About four years ago, I remember counting more than 300 deer in the large fields of Plummer when I drove to town. This year, there were only a few does with fawns and what appeared to be no bucks. As soon as hunting season opened, all the does were quickly killed off. Now, we have only a handful of yearling fawns left in those fields. It appears that we are now taking the biggest of the littlest of everything.

This leaves us with a whole new generation of slightly dysfunctional deer that have no mothers to raise them. Instead of adjusting to the obvious overkill in this unit, the Fish and Game ramped up deer tag sales and made the season longer. This year a person was able to buy two deer tags instead of one.

The past 10 years have seen habitat destroyed at an alarming rate with aggressive clear cutting and poisoning of our forests. There are thousands of clear-cut acres that now look just like the moon on the St. Joe River. This poisoning is done so as to destroy brush (what the deer eat) so newly planted trees have no competition as they grow toward the next tree harvest ... and even some of them don't make it past the poisoning.

These areas are re-sprayed every year for the first three to five years from a helicopter while leaving it constantly looking like a gray, dead wasteland. Not even a rabbit or a bird could make a living in it. How much of this poison is getting into the river? No one is paying attention because this is legal on corporate logging land. (Environmental coalitions banned these poisoning practices from public Forest Service land in the late '70s.)

The St. Joe River (claiming to be a scenic river) has taken a huge hit as logging companies continue to annihilate what is left while destroying habitat at break-neck speeds. There appears to be no rules. It was never a huge problem in the past when we did things in moderation. Wildlife could always spring back as long as there were healthy numbers and plenty of habitat for them to move to.

Now that greed has taken over the reins, we see wildlife being squeezed out and losing ground at a disturbing rate. Whole drainages are being lost overnight as wildlife populations plummet to catastrophically low levels. Nothing can recover without habitat. Our deer are in trouble while the elk have become experts at hiding. This imbalance has everything to do with the "two legged" kind of predator rather than that of the wolf or the mountain lion.

When you add trapping, poaching, night vision glasses, tree cams, high powered long distance rifles, more tags and longer seasons to the mix, you end up with a toxic elixir for disaster that can't sustain itself. I'm surprised that they haven't made a heat-seeking drone that will detect seasonal targets where you can just push a button to kill a deer or an elk.

What we need now is for the Fish and Game to create less office staff and start using those shiny new trucks for more patrolling and enforcement in the field. The way it works now is more of a reactive system that responds to problem calls. What we need is a more proactive system to where you never know if a "game warden" will show up. Washington has been very successful with this approach when it comes to poaching, etc.

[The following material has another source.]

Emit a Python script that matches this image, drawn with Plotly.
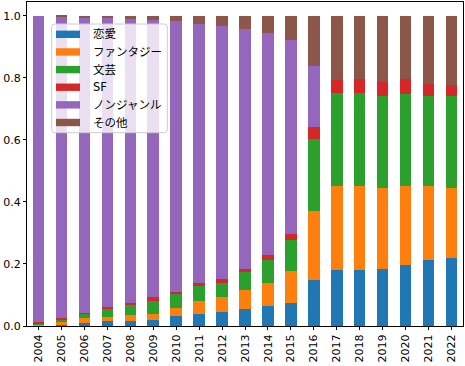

Hiking trails (posted for hikers only) are intended to create a peaceful environment for both hikers and wildlife. It is hard to find one of these trails anymore that hasn't been chewed up by ATVs or bikes, creating more damage and sound pollution than ever before. Again, there is no enforcement. It's pretty much "do whatever you want" in Idaho. The Fish and Game and the Forest Service need to step up and be what they were intended to be ... enforcers of the law.

Not enough money? Maybe they could put some of those trapping classes and wolf killing dollars toward gas money so they could actually get out there and see what is happening in our forests today. Helicopters and planes aren't cutting it ... and don't those cost money too?

Bonnie Brown is a resident of Plummer.